Final Thought: Functioning Is Not the Finish Line

If you are still functioning but falling apart inside, I do not want you to hear this as permission to blow up your life.
 
That is not the point of this series.
The point is to stop calling disconnection discipline.
Stop calling numbness maturity.
Stop calling exhaustion faithfulness.
Stop calling fragmentation success simply because everyone else still benefits from your performance.
 
You can probably keep going.
 
The deeper question is whether the way you are going is still allowing you to be fully yourself.
Because functioning is not the same as being fully yourself.
 
Life begins to change when you stop abandoning the parts of yourself that have been trying to tell the truth.
 
Ask yourself:
Where am I still functioning, but no longer feeling fully connected to myself?
Tonight, before you go to bed, finish this sentence: "Today I kept going, but the part of me that wasn't fully there was ___."
Do not use the answer to accuse yourself. Use it to listen.
The crack may not be the end of the story. It may be the place where truth is trying to get back in.

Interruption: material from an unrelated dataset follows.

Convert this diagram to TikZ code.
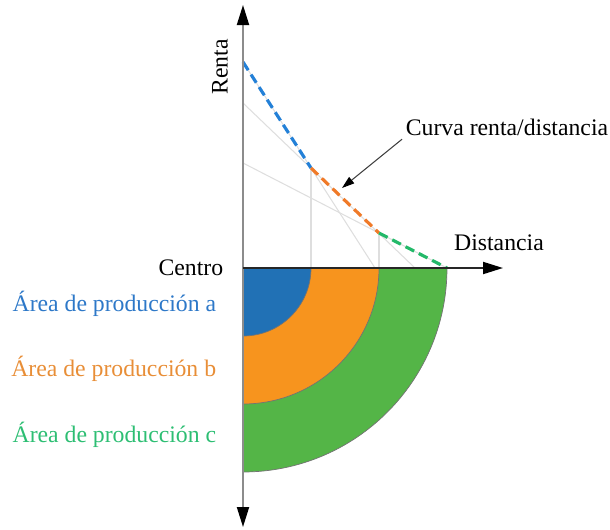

What was the first crack you ignored before you finally had to listen to it?
Let me know in the comments.
 
If this post named something you’ve been carrying, continue the Stuck, Not Still series as we move from quiet cracking to identity disruption, breaking points, and rebuilding with intention.
 
 
Live on Purpose. Lead with Clarity. Thrive by Design.
 

TL;DR

Quiet cracking is what happens when you are still functioning on the outside but slowly losing connection with yourself on the inside.
 
It is not always dramatic.
It is rarely sudden.
 
Often, it is the quiet result of carrying too much for too long while ignoring what your body, your spirit, and your heart have been trying to say.
 
Functioning is not the same as being okay.
 
If you are still showing up but no longer feel fully yourself, do not rush to fix everything or walk away from everything.
 
Start by listening.
 
Ask yourself:
Where am I still functioning, but no longer feeling fully connected to myself?
Sometimes the first step is not pushing harder.
Sometimes the first step is pulling the pieces of yourself back in.